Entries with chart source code
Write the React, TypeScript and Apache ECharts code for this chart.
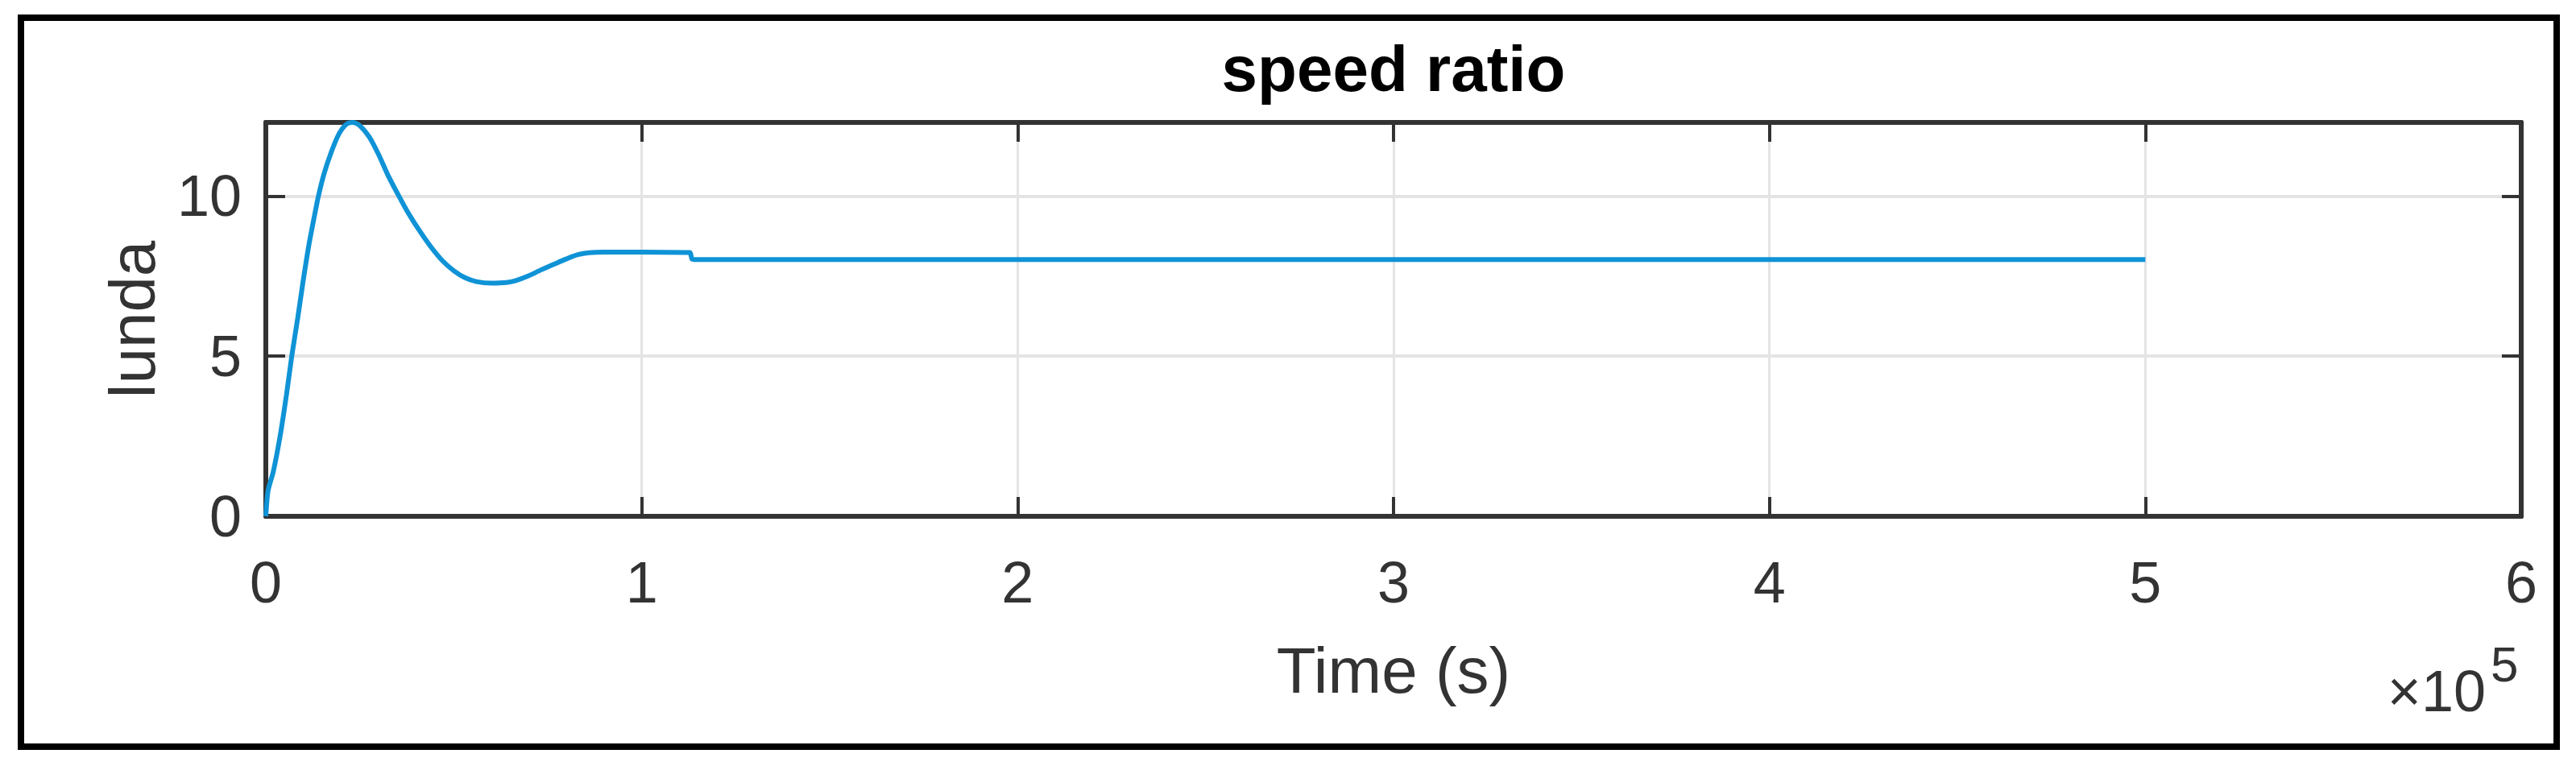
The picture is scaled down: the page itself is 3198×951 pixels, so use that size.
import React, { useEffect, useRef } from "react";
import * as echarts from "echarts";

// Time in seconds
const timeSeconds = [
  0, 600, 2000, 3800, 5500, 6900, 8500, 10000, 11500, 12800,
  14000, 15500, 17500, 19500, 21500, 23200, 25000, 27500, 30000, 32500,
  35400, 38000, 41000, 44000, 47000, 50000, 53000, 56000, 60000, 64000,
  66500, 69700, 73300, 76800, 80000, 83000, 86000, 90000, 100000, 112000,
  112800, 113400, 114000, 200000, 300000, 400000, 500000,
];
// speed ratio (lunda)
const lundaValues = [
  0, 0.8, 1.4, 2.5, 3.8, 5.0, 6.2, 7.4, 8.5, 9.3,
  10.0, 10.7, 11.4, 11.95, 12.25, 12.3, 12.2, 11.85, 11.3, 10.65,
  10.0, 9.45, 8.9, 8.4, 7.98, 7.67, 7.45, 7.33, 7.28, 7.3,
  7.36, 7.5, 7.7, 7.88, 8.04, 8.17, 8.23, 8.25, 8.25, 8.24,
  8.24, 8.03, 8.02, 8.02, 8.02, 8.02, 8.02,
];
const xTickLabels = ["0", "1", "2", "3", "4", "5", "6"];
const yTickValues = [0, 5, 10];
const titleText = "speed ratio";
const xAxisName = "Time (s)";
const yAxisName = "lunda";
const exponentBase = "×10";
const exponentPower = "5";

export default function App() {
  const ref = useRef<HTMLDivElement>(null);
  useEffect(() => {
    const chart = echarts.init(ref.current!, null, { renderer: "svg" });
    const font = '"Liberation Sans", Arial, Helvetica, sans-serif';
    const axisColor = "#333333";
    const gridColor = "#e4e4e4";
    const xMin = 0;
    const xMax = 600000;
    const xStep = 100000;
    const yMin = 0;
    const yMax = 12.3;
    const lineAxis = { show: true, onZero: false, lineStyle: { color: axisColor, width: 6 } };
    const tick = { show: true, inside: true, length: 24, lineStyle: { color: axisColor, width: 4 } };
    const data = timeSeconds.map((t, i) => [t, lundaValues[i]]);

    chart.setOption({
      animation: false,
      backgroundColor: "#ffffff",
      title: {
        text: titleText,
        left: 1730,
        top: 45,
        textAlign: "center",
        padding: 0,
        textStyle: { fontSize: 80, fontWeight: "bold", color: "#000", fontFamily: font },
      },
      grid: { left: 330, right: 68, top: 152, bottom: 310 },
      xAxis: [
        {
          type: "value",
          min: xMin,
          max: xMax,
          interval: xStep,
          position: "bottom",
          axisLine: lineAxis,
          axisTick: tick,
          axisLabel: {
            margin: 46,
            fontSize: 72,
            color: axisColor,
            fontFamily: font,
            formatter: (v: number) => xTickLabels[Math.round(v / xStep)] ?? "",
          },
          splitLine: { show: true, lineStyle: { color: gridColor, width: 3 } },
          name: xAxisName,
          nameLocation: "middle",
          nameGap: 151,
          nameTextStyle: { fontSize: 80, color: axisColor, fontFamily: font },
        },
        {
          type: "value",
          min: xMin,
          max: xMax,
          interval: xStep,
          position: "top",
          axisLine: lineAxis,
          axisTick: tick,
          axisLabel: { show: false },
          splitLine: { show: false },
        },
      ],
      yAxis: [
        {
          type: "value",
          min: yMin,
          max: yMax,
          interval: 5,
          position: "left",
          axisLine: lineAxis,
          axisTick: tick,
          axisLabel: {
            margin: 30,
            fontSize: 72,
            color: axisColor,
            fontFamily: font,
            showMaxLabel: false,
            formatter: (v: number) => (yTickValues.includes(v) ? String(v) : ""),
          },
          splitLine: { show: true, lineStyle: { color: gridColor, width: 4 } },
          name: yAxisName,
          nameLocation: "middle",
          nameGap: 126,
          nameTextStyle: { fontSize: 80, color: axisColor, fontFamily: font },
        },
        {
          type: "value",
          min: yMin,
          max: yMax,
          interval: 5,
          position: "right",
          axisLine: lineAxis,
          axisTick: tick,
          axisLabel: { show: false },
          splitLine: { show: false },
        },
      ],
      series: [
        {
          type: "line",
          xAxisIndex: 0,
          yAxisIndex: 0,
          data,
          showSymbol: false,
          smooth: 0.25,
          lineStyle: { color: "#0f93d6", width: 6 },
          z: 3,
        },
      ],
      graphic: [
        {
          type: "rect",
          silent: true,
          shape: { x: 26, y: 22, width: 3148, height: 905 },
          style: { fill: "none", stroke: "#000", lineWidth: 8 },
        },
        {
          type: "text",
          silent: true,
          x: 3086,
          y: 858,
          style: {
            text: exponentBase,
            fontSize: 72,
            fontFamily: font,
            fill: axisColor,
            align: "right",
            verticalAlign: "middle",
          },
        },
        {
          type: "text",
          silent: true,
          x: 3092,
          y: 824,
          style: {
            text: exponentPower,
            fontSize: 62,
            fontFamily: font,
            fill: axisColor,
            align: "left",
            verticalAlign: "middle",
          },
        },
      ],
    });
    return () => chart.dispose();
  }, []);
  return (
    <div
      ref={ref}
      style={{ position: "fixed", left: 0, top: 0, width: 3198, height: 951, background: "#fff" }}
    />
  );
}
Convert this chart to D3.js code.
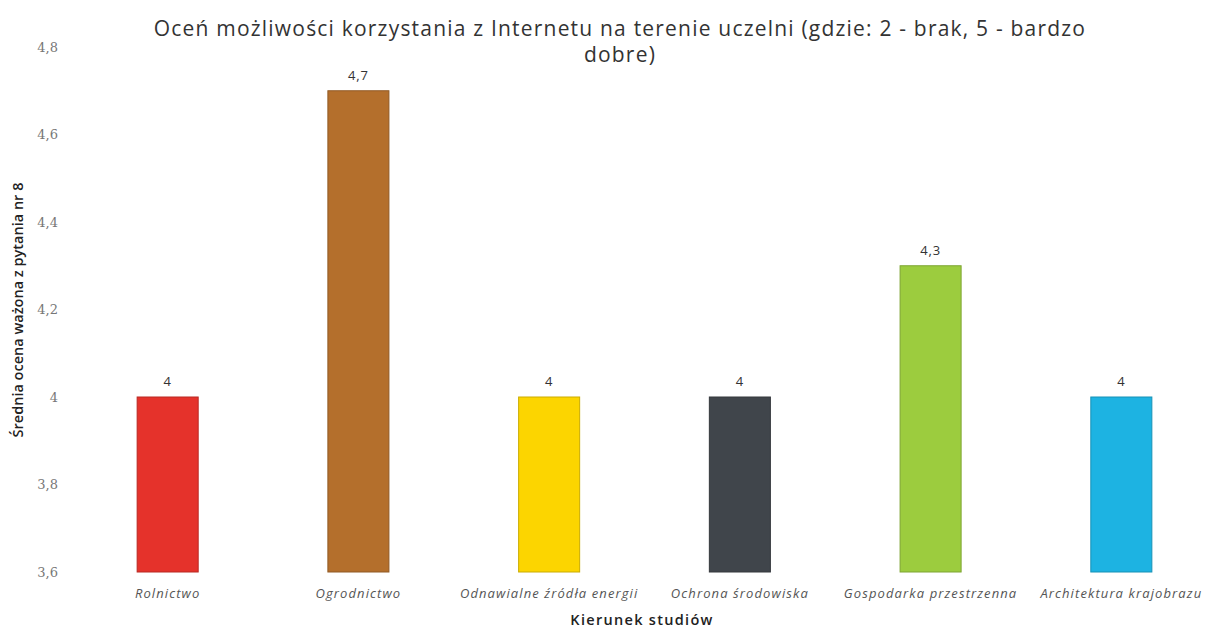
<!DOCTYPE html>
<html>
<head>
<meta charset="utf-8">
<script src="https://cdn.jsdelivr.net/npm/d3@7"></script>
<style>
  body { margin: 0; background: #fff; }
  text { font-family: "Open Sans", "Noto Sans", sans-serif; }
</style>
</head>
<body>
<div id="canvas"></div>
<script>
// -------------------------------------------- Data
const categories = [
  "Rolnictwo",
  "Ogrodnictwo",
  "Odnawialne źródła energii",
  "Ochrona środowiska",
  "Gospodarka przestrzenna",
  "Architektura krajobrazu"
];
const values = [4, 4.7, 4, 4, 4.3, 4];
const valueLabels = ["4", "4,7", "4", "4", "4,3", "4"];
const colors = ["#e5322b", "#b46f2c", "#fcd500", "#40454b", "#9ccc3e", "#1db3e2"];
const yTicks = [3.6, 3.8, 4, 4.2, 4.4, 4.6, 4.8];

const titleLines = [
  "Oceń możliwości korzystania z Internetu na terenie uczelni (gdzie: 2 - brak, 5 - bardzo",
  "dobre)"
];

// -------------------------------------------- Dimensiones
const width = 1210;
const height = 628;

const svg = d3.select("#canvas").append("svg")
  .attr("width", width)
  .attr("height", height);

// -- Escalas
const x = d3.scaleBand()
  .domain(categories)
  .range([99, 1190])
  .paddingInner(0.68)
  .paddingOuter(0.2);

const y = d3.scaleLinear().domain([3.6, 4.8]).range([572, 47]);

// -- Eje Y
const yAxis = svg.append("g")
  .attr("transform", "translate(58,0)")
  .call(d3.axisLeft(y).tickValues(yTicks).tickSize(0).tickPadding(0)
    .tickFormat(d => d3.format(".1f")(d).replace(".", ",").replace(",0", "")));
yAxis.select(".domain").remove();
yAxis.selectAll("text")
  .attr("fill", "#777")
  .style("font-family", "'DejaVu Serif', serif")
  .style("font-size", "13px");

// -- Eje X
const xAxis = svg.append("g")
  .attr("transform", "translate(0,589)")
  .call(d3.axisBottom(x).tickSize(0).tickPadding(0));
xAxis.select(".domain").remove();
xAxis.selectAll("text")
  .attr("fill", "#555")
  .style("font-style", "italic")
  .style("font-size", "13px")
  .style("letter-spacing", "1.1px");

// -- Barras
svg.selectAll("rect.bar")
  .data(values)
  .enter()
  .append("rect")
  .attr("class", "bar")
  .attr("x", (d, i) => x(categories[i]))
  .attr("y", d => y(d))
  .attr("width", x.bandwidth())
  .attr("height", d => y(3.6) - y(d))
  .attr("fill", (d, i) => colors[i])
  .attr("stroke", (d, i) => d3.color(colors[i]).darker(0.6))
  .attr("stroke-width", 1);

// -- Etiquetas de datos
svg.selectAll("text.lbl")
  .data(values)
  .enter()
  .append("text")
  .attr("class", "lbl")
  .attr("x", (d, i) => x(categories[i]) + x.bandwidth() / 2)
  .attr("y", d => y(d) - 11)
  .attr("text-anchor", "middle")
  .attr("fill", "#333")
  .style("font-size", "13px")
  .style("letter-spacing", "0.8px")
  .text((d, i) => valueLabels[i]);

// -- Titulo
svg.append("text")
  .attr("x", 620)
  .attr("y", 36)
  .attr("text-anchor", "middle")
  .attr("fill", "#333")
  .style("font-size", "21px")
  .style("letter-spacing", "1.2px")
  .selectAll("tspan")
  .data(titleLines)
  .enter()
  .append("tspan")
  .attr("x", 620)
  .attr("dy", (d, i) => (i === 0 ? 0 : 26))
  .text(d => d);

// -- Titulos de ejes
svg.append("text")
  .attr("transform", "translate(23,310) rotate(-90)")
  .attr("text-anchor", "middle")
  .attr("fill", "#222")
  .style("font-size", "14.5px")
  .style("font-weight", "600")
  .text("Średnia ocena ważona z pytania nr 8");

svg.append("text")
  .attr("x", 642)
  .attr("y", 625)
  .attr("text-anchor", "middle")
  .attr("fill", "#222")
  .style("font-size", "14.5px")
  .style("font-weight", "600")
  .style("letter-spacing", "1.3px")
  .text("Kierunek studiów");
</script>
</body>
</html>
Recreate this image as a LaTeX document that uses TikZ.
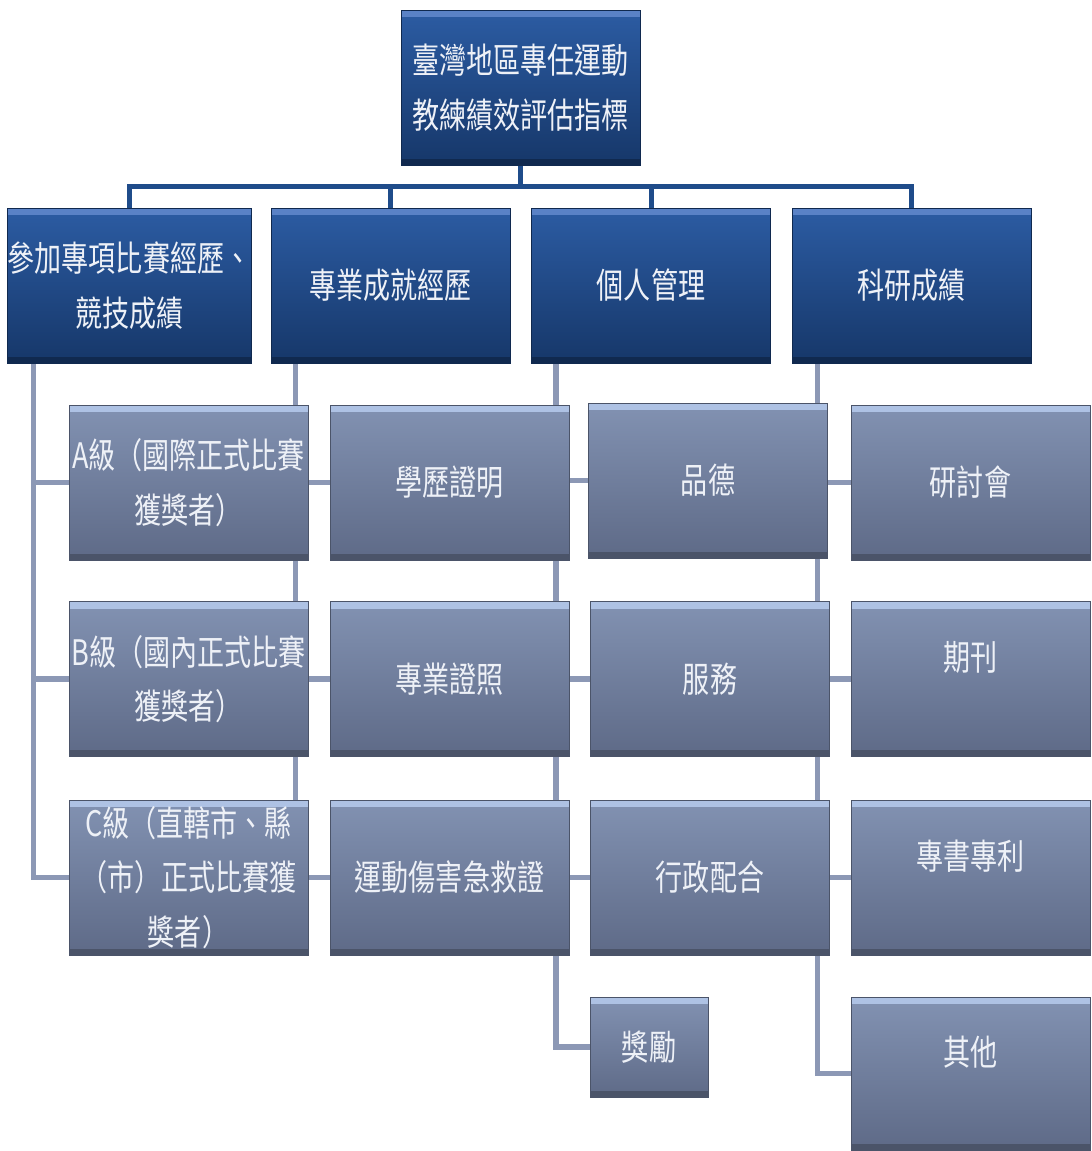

### Stated task
Retype, exactly and in full, the lines above from the one containing "The picture is" through the one containing "import * as".

### The result
The picture is scaled down: the page itself is 3198×951 pixels, so use that size.
import React, { useEffect, useRef } from "react";
import * as echarts from "echarts";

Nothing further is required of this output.